Richard Wagner n’a pas procédé ainsi : il a plongé profondément ses racines dans le terreau de l’école, dans le sol nourricier de Sébastien Bach ; et, quand il s’est forgé plus tard des règles à son usage, il en avait acquis le droit.

Un autre danger est celui que courent les critiques wagnériens peu éclairés — il y en a — qui ne veulent pas connaître d’autre musique que celle de Richard Wagner, ignorent tout le reste et se livrent, faute de sujets de comparaison, à des appréciations bizarres, s’extasiant sur des futilités, s’émerveillant des choses les plus ordinaires.

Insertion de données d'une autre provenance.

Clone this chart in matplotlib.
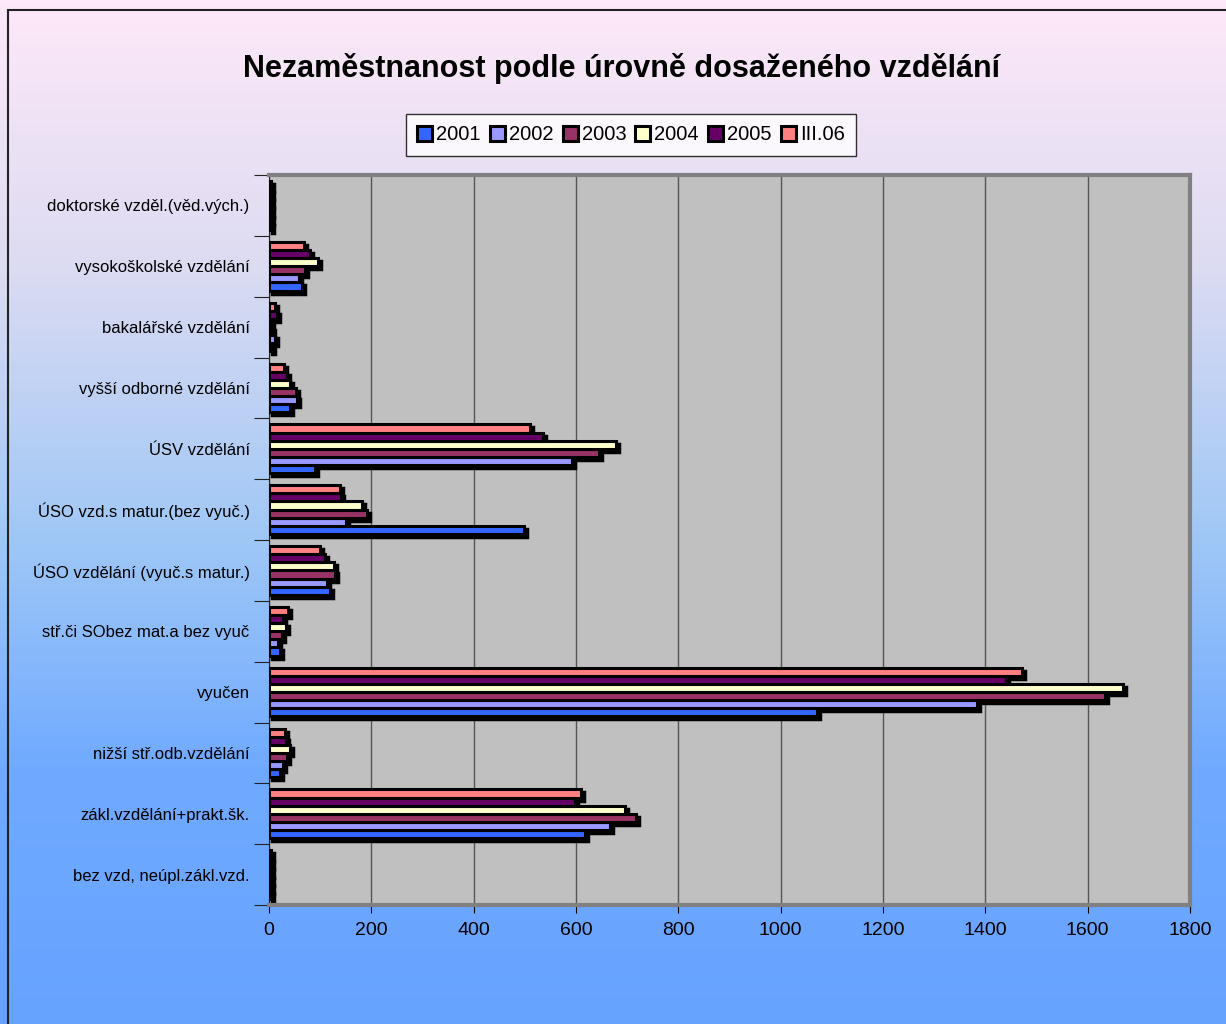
import matplotlib.pyplot as plt
import matplotlib.transforms as mtransforms
from matplotlib.colors import LinearSegmentedColormap
from matplotlib.patches import Rectangle
import numpy as np

plt.rcParams['font.family'] = ['Liberation Sans', 'DejaVu Sans']

# kategorie odspodu nahoru
kategorie = ['bez vzd, neúpl.zákl.vzd.', 'zákl.vzdělání+prakt.šk.', 'nižší stř.odb.vzdělání',
             'vyučen', 'stř.či SObez mat.a bez vyuč', 'ÚSO vzdělání (vyuč.s matur.)',
             'ÚSO vzd.s matur.(bez vyuč.)', 'ÚSV vzdělání', 'vyšší odborné vzdělání',
             'bakalářské vzdělání', 'vysokoškolské vzdělání', 'doktorské vzděl.(věd.vých.)']

roky = ['2001', '2002', '2003', '2004', '2005', 'III.06']
barvy = ['#3366ff', '#9999ff', '#993366', '#ffffcc', '#660066', '#ff8080']

h2001 = [4, 618, 22, 1071, 21, 119, 498, 90, 41, 6, 64, 3]
h2002 = [4, 666, 28, 1383, 18, 113, 150, 593, 55, 12, 59, 3]
h2003 = [4, 718, 35, 1633, 25, 129, 191, 644, 53, 5, 70, 3]
h2004 = [4, 695, 41, 1670, 33, 127, 181, 679, 41, 4, 95, 3]
h2005 = [4, 598, 33, 1440, 27, 109, 140, 535, 35, 16, 80, 3]
h2006 = [4, 610, 32, 1471, 37, 100, 138, 511, 29, 12, 69, 3]
data = [h2001, h2002, h2003, h2004, h2005, h2006]

W, H = 1226, 1024
fig = plt.figure(figsize=(W / 100, H / 100), dpi=100)

# pozadi - prechod z ruzove do modre
bg = fig.add_axes([0, 0, 1, 1], zorder=-10)
cmap = LinearSegmentedColormap.from_list('bg', [(0, '#fde8f8'), (0.25, '#dedcf2'),
                                                (0.53, '#9ec7f6'), (0.75, '#70aaff'),
                                                (1, '#66a3ff')])
bg.imshow(np.linspace(0, 1, 256).reshape(-1, 1), aspect='auto', cmap=cmap,
          extent=[0, 1, 0, 1])
bg.add_patch(Rectangle((8 / W, -0.1), 1.2, 1 - 10 / H + 0.1, fill=False,
                       edgecolor='#222222', lw=1.5, transform=bg.transAxes))
bg.set_xlim(0, 1)
bg.set_ylim(0, 1)
bg.axis('off')

left, right, top, bottom = 269, 1190, 175, 905
ax = fig.add_axes([left / W, (H - bottom) / H, (right - left) / W, (bottom - top) / H])
ax.set_facecolor('#c0c0c0')

y = np.arange(len(kategorie))
n = len(roky)
bh = 0.133
shadow = mtransforms.offset_copy(ax.transData, fig=fig, x=3, y=-3, units='dots')
for i, (rok, hodnoty, c) in enumerate(zip(roky, data, barvy)):
    pos = y - (n - 1) / 2 * bh + i * bh
    ax.barh(pos, hodnoty, height=bh, color='black', edgecolor='black', lw=2.5,
            transform=shadow, zorder=2)
    ax.barh(pos, hodnoty, height=bh, color=c, edgecolor='black', lw=2.2,
            label=rok, zorder=3)

ax.set_xlim(0, 1800)
ax.set_ylim(-0.5, len(kategorie) - 0.5)
ax.set_xticks(np.arange(0, 1801, 200))
ax.xaxis.grid(True, color='#555555', lw=1)
ax.set_axisbelow(True)
ax.tick_params(axis='x', labelsize=14, length=6, direction='out', pad=6)

ax.set_yticks(np.arange(-0.5, len(kategorie)), minor=False)
ax.set_yticklabels([])
ax.set_yticks(y, minor=True)
ax.set_yticklabels(kategorie, minor=True)
ax.tick_params(axis='y', which='major', length=11, color='#222222')
ax.tick_params(axis='y', which='minor', length=0, labelsize=12, pad=14)

for s in ['top', 'right']:
    ax.spines[s].set_color('#808080')
    ax.spines[s].set_linewidth(3)
ax.spines['left'].set_color('#222222')
ax.spines['bottom'].set_color('#808080')
ax.spines['bottom'].set_linewidth(3)

fig.text(622 / W, 1 - 68 / H, 'Nezaměstnanost podle úrovně dosaženého vzdělání',
         ha='center', va='center', fontsize=22, fontweight='bold')

leg = fig.legend(loc='center', bbox_to_anchor=(631 / W, 1 - 135 / H), ncol=6,
                 fontsize=14.5, frameon=True, fancybox=False, edgecolor='black',
                 handlelength=0.75, handleheight=0.75, handletextpad=0.2,
                 columnspacing=0.45, borderpad=0.55)
leg.get_frame().set_linewidth(1)

fig.savefig('out.png', dpi=100)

C’est ainsi qu’un écrivain soi-disant sérieux mandait un jour à un chef d’orchestre, auquel il donnait force conseils, que dans la musique de Wagner, crescendo et diminuendo signifiaient « en augmentant et en diminuant le son ». C’est comme si l’on venait dire que dans les œuvres de Molière, un point placé à la suite d’un mot avertit le lecteur que la phrase est terminée.

Il y aurait une anthologie bien amusante à faire avec les erreurs, les non-sens, les drôleries de toute sorte qui pullulent dans la critique wagnérienne, sous l’œil du public innocent. Je laisse ce soin à de moins occupés.